Demi menemani suami memindahkan barang-barangnya dari Bogor ke Jakarta, aku nekat berangkat dari Bali naik pesawat menuju bandara Halim Perdana Kusuma  yang dekat dengan Matraman, Jakarta Timur. Kala itu tepat di hari Jumat, artinya suamiku mempunyai jatah libur di hari Sabtu dan Minggu, kesempatan untuk menghabiskan waktu di Bogor sebelum pindahan ke Jakarta.
Akupun mengikuti kebiasaan suami yang pulang dari kantor sehabis sholat Maghrib. Lalu kami memesan taksi online menuju stasiun Manggarai untuk naik kereta menuju stasiun Bogor. Benar saja, penumpang kereta menjelang malam memang penuh, apalagi hari Jumat, saatnya orang-orang Bogor yang bekerja di Jakarta kembali ke rumah. Meski dalam keadaan berdiri, namun bahagia banget bisa menemani suami selama 1 jam 30 menit.
Begitu sampai di stasiun Bogor, akupun diajak suami keliling kota Bogor naik vespanya. Melewati Surya Kencana di malam hari rasanya bikin takjub, seperti nampak bangunan tua di kiri kanan, bahkan hiasan lampu-lampunya terlihat indah. Sayang saat malam hari aktifitas di Surya Kencana agak sepi, tidak seramai saat pagi tiba. Namun tidak mengurangi keindahan di tempat itu.
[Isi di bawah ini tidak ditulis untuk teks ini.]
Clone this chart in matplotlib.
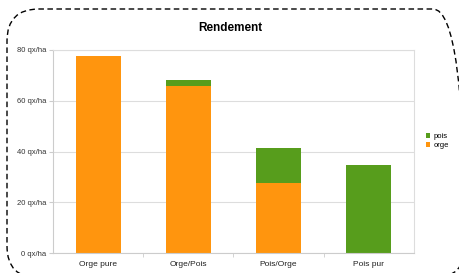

Yang tidak kalah menariknya ketika aku diajak singgah ke Soto Rahayu Mulia di jalan Pajajaran. Â Kala itu waktu menunjukkan pukul 20.10 wib, sebentar lagi resto tutup. Namun demi menjawab rasa penasaranku tentang resto ini, akhirnya suami mengajakku kesini. Sungguh, mataku dibuat takjub melihat pemandangan yang indah. Sebuah resto yang mengusung konsep garden alias taman, karena hampir semua sudut ruangan dipenuhi tanaman yang ditata sangat rapi.
Benar-benar recommended resto ini, bukan hanya mengusung konsep garden, tetapi menu yang disajikan sangat cocok di lidah. Aku suka dengan kuah soto goreng yang kental dan gurih. Bahkan dagingnya empuk, bikin selera makan bertambah. Bukan hanya itu, cita rasa minuman bandrek pun sangat nikmat, pas banget di minum saat cuaca dingin.
Selesai menikmati cita rasa soto goreng di resto Soto Rahayu Mulia, akhirnya suami mengajakku pulang ke asrama Pusdikzi. Kota Bogor membuatku rindu ingin kembali kesana untuk sekedar kulineran di seputaran Surya Kencana, karena banyak camilan yang bisa dibeli disana. Combro, ubi rebus, gorengan, cireng dan sebagainya. Bahkan beberapa resto yang pernah kusinggahi seperti Soto Rahayu Mulia, Gurih 7 Bogor, Teras Dara Bogor, Rumah Kopi Premium, rasanya ingin sekali waktu kesana untuk sekedar kulineran.
Sayang...hanya sekejab aku bisa menghirup udara kota Bogor, karena hari Sabtu dan Minggu disaat suami libur, saatnya harus beres-beres untuk pindahan ke Jakarta. Bersyukur mantan anggota suami sangat membantu proses pindahan dari Bogor ke Jakarta. Barang-barang diangkut menggunakan truk TNI, sementara aku dan suami masih setia naik KAI Commuter dengan harga yang relatif terjangkau.
Tepatnya di hari Minggu pagi, aku diajak suami naik kereta dari stasiun Bogor menuju stasiun Manggarai untuk menikmati perjalanan terakhir dari kota Bogor. Sungguh kala itu Bogor menyisakan kenangan yang tak terlupa. Terlebih untuk suami, perjalanan tiap hari yang ditempuh menggunakan kereta selama kurang lebih tiga bulan menjadi kenangan yang tak terlupa.
Suami benar-benar merasakan bahwa hidup memang harus diperjuangkan. Ketika kita memiliki impian, belum tentu impian itu sepenuhnya akan terwujud. Tetap Allah adalah skenario dari jalan hidup kita. Kita hanyalah lakon dari skenario yang sudah diciptakan oleh Allah, tidak boleh mengeluh apalagi marah. Melainkan kita harus bersyukur atas kehidupan yang kita jalani, meski harus naik commuter line setiap hari diantara kerumunan penumpang, bahkan terpaksa harus berdiri demi sampai tujuan. Pastinya bagi suami KAI Commuter adalah transportasi ternyaman yang penuh kenangan. Bahkan termasuk angkutan umum andalan yang murah, cepat, aman dan nyaman untuk mengais rezeki di Jakarta.